What this task involves:
Check each line of the records below and collect those holding "diagram".

[Data records]
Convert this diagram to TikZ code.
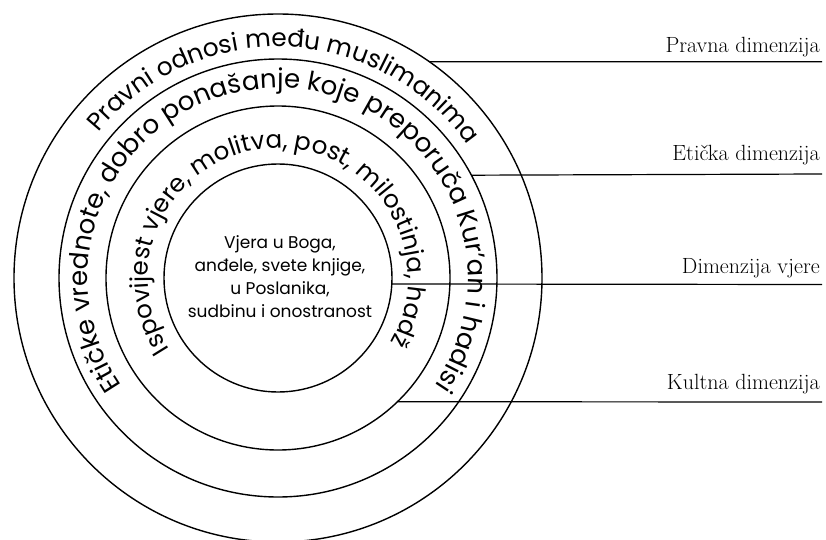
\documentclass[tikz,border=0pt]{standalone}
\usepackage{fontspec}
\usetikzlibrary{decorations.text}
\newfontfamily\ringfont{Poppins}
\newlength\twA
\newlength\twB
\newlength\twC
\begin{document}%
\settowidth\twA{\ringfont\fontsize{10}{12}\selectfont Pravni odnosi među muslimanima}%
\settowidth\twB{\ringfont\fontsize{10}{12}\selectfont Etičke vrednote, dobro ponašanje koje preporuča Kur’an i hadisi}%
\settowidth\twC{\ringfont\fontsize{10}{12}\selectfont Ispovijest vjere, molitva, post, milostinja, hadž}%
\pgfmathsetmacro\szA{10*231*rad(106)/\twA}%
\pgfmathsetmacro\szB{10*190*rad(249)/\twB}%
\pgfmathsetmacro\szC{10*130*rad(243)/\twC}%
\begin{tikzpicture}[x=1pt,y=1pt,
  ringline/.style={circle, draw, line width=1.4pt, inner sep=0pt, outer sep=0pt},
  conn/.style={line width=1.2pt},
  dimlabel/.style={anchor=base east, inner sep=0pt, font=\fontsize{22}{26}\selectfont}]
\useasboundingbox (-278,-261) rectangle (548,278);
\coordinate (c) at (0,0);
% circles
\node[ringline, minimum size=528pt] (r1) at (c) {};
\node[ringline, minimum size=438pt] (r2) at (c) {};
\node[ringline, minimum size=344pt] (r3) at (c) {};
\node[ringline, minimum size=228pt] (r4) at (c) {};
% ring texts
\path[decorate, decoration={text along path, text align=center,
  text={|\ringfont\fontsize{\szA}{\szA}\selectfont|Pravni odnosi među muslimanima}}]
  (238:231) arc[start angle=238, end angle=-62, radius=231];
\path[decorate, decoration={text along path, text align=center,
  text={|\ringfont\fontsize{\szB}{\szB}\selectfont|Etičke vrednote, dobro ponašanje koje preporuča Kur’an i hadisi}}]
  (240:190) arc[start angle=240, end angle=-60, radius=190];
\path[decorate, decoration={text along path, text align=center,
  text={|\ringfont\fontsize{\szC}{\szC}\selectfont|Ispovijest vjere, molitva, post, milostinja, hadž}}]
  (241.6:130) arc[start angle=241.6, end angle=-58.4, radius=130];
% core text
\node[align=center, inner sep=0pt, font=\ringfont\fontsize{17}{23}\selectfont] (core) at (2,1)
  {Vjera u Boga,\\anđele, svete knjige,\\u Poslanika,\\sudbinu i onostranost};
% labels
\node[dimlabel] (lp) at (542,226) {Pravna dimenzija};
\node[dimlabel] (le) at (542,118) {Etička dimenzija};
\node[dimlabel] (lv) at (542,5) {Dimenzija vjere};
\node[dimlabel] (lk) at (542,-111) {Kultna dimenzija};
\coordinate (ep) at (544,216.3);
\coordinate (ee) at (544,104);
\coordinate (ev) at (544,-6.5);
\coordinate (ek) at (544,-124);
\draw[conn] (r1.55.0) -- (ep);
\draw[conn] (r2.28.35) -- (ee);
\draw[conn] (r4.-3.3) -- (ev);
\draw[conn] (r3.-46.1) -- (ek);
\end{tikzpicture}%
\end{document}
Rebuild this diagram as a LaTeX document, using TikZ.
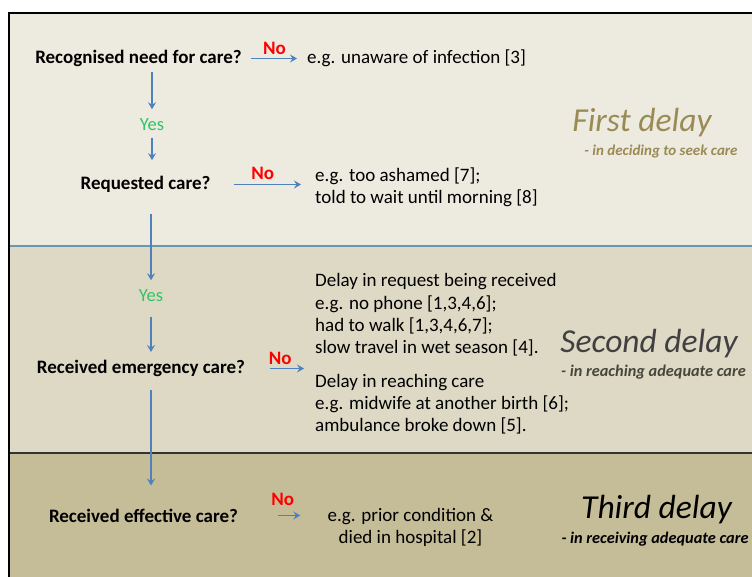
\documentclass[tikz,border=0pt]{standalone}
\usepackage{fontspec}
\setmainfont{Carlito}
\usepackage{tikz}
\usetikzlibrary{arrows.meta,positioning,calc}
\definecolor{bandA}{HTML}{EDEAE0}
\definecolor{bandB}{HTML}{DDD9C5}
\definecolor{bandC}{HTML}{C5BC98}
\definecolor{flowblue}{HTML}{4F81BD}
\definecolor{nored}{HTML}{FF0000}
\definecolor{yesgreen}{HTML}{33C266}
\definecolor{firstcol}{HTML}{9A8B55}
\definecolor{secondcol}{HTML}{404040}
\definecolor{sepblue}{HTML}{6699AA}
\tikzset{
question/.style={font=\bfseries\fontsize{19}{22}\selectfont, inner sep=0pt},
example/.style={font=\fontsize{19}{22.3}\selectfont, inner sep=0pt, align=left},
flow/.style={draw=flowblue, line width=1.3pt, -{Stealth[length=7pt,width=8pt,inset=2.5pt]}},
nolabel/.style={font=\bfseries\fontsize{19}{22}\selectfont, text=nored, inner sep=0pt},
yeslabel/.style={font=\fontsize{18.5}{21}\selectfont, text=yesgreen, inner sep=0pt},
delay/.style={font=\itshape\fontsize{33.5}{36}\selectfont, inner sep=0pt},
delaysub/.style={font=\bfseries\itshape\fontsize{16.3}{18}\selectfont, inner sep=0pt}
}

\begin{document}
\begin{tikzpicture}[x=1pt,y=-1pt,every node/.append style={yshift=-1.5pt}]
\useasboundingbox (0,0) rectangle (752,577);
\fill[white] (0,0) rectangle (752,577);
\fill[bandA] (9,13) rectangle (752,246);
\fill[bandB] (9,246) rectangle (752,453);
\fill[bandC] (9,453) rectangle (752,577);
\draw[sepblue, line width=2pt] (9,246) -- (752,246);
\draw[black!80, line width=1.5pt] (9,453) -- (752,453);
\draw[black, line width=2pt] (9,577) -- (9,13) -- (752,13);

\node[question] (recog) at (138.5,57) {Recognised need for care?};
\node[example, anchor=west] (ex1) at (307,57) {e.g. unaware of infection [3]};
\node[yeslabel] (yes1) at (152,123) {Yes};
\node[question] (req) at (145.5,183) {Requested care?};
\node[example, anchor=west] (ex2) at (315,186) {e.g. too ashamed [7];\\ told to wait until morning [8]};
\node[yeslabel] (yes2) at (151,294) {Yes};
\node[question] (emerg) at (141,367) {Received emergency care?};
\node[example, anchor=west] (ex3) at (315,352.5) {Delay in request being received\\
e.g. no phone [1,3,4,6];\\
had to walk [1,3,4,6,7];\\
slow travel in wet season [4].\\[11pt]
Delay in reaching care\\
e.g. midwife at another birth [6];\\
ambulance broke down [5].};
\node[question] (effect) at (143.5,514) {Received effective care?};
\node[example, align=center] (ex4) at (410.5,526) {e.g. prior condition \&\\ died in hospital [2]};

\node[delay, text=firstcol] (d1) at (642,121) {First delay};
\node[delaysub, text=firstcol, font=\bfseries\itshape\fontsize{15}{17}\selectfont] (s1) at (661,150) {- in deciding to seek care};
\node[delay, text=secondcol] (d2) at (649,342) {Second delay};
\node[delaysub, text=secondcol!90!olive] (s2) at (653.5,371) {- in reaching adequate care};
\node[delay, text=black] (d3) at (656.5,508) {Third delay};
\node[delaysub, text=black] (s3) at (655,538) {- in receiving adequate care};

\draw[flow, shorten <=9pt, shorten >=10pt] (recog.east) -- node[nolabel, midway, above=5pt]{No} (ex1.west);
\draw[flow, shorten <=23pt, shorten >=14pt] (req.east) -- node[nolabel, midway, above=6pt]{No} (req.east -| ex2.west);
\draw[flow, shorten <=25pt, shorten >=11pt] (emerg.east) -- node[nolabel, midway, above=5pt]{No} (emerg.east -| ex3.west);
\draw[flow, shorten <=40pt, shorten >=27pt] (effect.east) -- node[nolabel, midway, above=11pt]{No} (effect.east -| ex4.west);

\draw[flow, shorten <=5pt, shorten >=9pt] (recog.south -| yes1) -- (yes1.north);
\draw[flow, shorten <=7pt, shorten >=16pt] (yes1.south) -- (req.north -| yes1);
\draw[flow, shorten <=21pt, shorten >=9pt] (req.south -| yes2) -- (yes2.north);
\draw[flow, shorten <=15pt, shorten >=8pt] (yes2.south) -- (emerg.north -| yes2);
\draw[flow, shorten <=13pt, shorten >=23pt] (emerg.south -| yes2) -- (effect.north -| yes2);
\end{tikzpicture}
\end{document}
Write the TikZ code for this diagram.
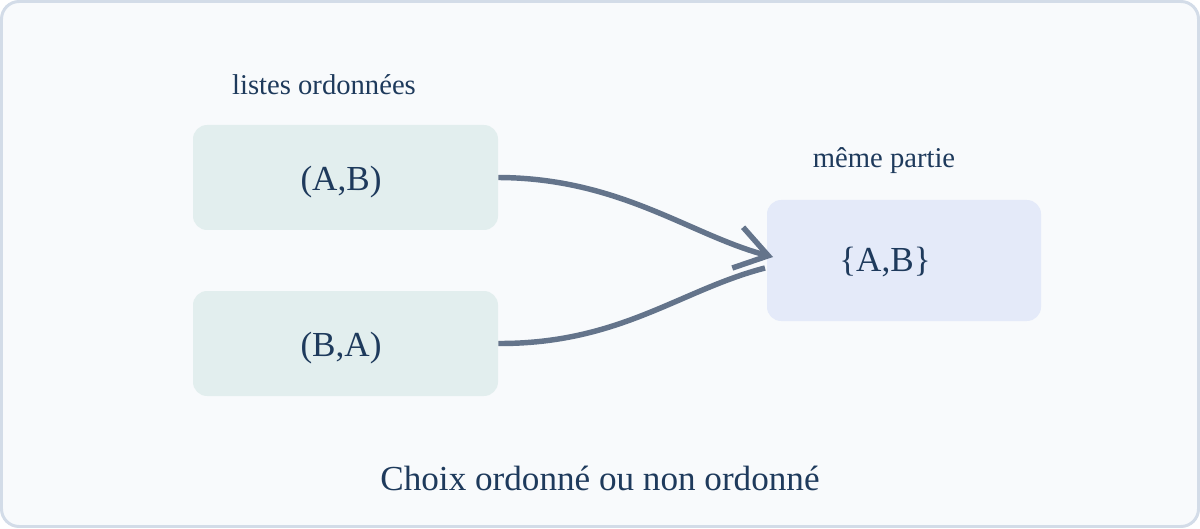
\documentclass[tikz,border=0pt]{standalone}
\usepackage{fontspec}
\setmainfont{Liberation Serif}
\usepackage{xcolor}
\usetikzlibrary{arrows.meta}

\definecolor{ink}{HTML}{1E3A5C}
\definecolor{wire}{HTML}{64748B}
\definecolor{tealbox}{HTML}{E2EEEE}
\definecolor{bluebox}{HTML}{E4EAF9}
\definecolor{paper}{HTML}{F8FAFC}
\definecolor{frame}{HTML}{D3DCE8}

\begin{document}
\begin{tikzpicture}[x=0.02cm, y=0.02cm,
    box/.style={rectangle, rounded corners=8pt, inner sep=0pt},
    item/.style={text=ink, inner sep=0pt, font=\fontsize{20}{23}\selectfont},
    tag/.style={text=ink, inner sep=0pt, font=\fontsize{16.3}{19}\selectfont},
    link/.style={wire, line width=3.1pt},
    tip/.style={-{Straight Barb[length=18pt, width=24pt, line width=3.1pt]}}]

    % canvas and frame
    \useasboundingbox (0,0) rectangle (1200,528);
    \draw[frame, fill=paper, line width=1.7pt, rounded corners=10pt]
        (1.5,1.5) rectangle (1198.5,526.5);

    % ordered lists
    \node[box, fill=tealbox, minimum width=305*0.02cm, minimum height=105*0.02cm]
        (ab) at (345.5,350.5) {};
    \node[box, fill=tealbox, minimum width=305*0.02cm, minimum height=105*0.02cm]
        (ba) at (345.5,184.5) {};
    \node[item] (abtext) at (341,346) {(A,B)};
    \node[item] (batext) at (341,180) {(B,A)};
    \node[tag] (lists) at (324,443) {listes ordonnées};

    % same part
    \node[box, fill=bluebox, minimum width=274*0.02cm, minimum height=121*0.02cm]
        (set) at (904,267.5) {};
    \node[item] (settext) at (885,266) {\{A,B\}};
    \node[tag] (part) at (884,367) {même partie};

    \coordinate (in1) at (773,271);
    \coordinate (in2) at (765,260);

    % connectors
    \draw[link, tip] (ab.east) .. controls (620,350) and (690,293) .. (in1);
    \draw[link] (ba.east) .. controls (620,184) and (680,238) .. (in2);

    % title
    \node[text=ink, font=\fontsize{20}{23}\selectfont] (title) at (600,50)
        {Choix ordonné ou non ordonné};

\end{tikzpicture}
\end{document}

Solution:
Convert this diagram to TikZ code.
Rebuild this diagram as a LaTeX document, using TikZ.
Write the TikZ code for this diagram.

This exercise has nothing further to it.